I've had many a good session of just shooting the shit with my stewardess classes. They know I love this and it's exponentially less work for them to just carry on a conversation with me than it is to stick to the lesson plan. This doesn't mean I'm creepily keeping track of details like where they live or if they're single or not. It doesn't take them too long to realize that I'm just a harmless guy. And if you know what I'm talking about, this makes it EVEN HARDER to remain harmless! They begin to trust you and to be more physical and touchy-feely with you. I have actually put a limit on this with my students.
I think there are probably quite a few students who wonder if I'm gay! Or at least they wouldn't be too surprised if I decided to come out in class one day. But this is, (rest assured Mom, (and maybe other family members who have doubts)), never going to happen.
Oh now I've gone and done it! I didn't want to give the impression that any of my family members have any doubt as to my sexual proclivity. And I don't want to seem like I have any problem with people who choose to go that way. Not at all. What I'm saying here is I, and I feel pretty sure that all the foreign ESL teaching fellas I know here, are about the last guy Koreans should be skeptical about with their daughters. The statistics, now we KNOW, back this up.
And oh now I've gone and done it! The very act of posting this makes it seem all too likely that I'm doing it to convince people of my high-minded intentions. And how often is that the act of a person with the opposite?
Sigh. I suppose there's no way to avoid suspicion. But, maybe this will help: I'm in my 10th year here and have yet to be suspected, well convicted of any improprieties with my female students. Oh man! That sounds bad too doesn't it? Of COURSE I've been suspected! The interviewer basically told me that that was his one and only job! To suspect me. And let me tell you now, he really REALLY doesn't do anything else. At least nothing else that would help me.
The reason I'm posting, other than because it's been a while, is that when I read this I felt really GREAT! Finally a little bit of evidence that at least some of the Korean distrust of foreigners seems completely unfounded!
Do I think that this will make even a dent in the "wave" of Korean distrust of foreigners? Nope. Do I think that people around here, (my workplace), are gonna trust me more? Nope. Do I think I'll stop asking myself questions? Yup.

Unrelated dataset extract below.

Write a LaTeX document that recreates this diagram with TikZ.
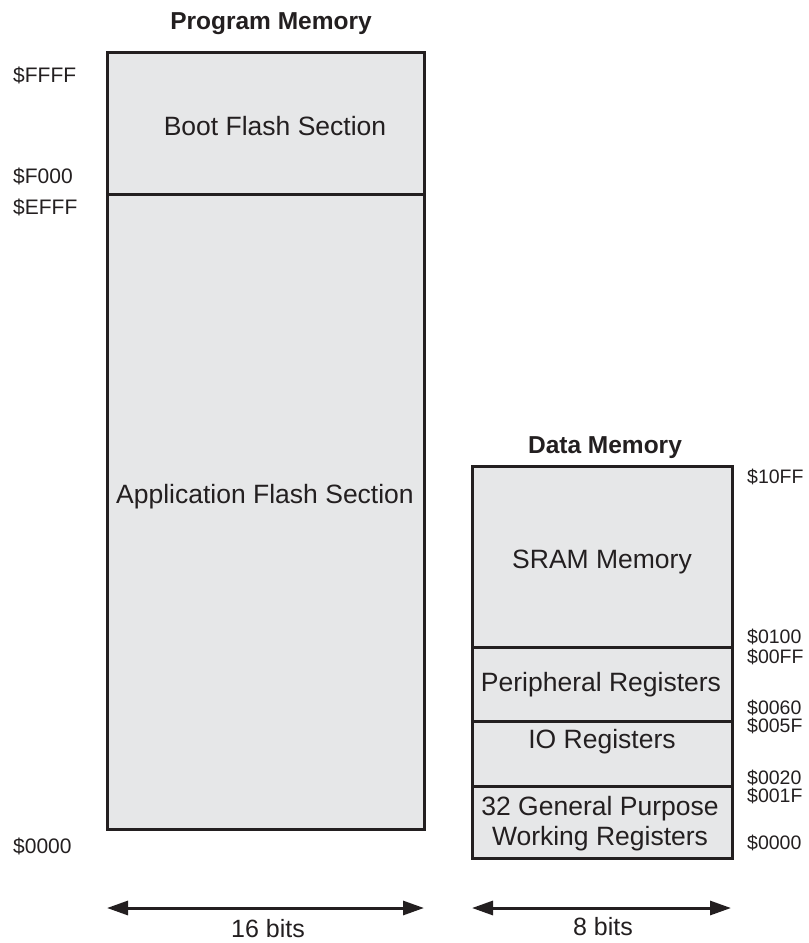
\documentclass[tikz,border=0pt]{standalone}
\usepackage{fontspec}
\setmainfont{Liberation Sans}
\usetikzlibrary{arrows.meta}
\definecolor{ink}{HTML}{231F20}
\definecolor{boxfill}{HTML}{E6E7E8}
\tikzset{
  membox/.style={draw=ink, fill=boxfill, line width=3pt, rectangle, inner sep=0pt, anchor=center},
  lbl/.style={text=ink, font=\fontsize{26.5}{30}\selectfont, inner sep=0pt, anchor=center, align=center},
  ttl/.style={text=ink, font=\bfseries\fontsize{24.5}{28}\selectfont, inner sep=0pt, anchor=center},
  addrL/.style={text=ink, font=\fontsize{21}{24}\selectfont, inner sep=0pt, anchor=west},
  addrR/.style={text=ink, font=\fontsize{19.5}{22}\selectfont, inner sep=0pt, anchor=west},
  dimarrow/.style={draw=ink, line width=3pt, {Triangle[length=21pt,width=14pt]}-{Triangle[length=21pt,width=14pt]}},
}
\begin{document}
\begin{tikzpicture}[x=1pt,y=-1pt]
\useasboundingbox (0,0) rectangle (809,943);
% Program memory
\node[ttl] (ptitle) at (271,24) {Program Memory};
\node[membox, minimum width=317pt, minimum height=635pt] (app) at (265.5,511.5) {};
\node[membox, minimum width=317pt, minimum height=142pt] (boot) at (265.5,123) {};
\node[lbl] (bootl) at (275,126) {Boot Flash Section};
\node[lbl] (appl) at (265,497) {Application Flash Section};
\node[addrL] (aFFFF) at (13,75) {\$FFFF};
\node[addrL] (aF000) at (13,176) {\$F000};
\node[addrL] (aEFFF) at (13,207) {\$EFFF};
\node[addrL] (a0000) at (13,846) {\$0000};
% Data memory
\node[ttl] (dtitle) at (605,447.5) {Data Memory};
\node[membox, minimum width=260pt, minimum height=181pt] (sram) at (602,556.5) {};
\node[membox, minimum width=260pt, minimum height=74pt] (per) at (602,684) {};
\node[membox, minimum width=260pt, minimum height=65pt] (io) at (602,753.5) {};
\node[membox, minimum width=260pt, minimum height=72pt] (gp) at (602,822) {};
\node[lbl] (sraml) at (602,562) {SRAM Memory};
\node[lbl] (perl) at (601,685) {Peripheral Registers};
\node[lbl] (iol) at (602,742) {IO Registers};
\node[lbl] (gpl1) at (600,809) {32 General Purpose};
\node[lbl] (gpl2) at (600,839) {Working Registers};
\node[addrR] (d10FF) at (747,477) {\$10FF};
\node[addrR] (d0100) at (747,637) {\$0100};
\node[addrR] (d00FF) at (747,657) {\$00FF};
\node[addrR] (d0060) at (747,708) {\$0060};
\node[addrR] (d005F) at (747,726) {\$005F};
\node[addrR] (d0020) at (747,778) {\$0020};
\node[addrR] (d001F) at (747,796) {\$001F};
\node[addrR] (d0000) at (747,843) {\$0000};
% Width arrows
\coordinate (p1) at (107,908);
\coordinate (p2) at (424,908);
\coordinate (q1) at (472,908);
\coordinate (q2) at (731,908);
\draw[dimarrow] (p1) -- (p2);
\draw[dimarrow] (q1) -- (q2);
\node[lbl, font=\fontsize{25}{28}\selectfont] (w16) at (268,929) {16 bits};
\node[lbl, font=\fontsize{25}{28}\selectfont] (w8) at (603,927) {8 bits};
\end{tikzpicture}
\end{document}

It all comes down to how to get over it. How have I dealt with things like this, (which are really par for the course here), for 10 LONG years?! It's something I've had the great pleasure to talk about with a few of my friends recently. I believe that the trials of life should be counted all joy. Like fire purifies the hardest metal. Like steel is tempered with rigourous beating. So am I improved. And it all makes for excellent blog fodder don't you think?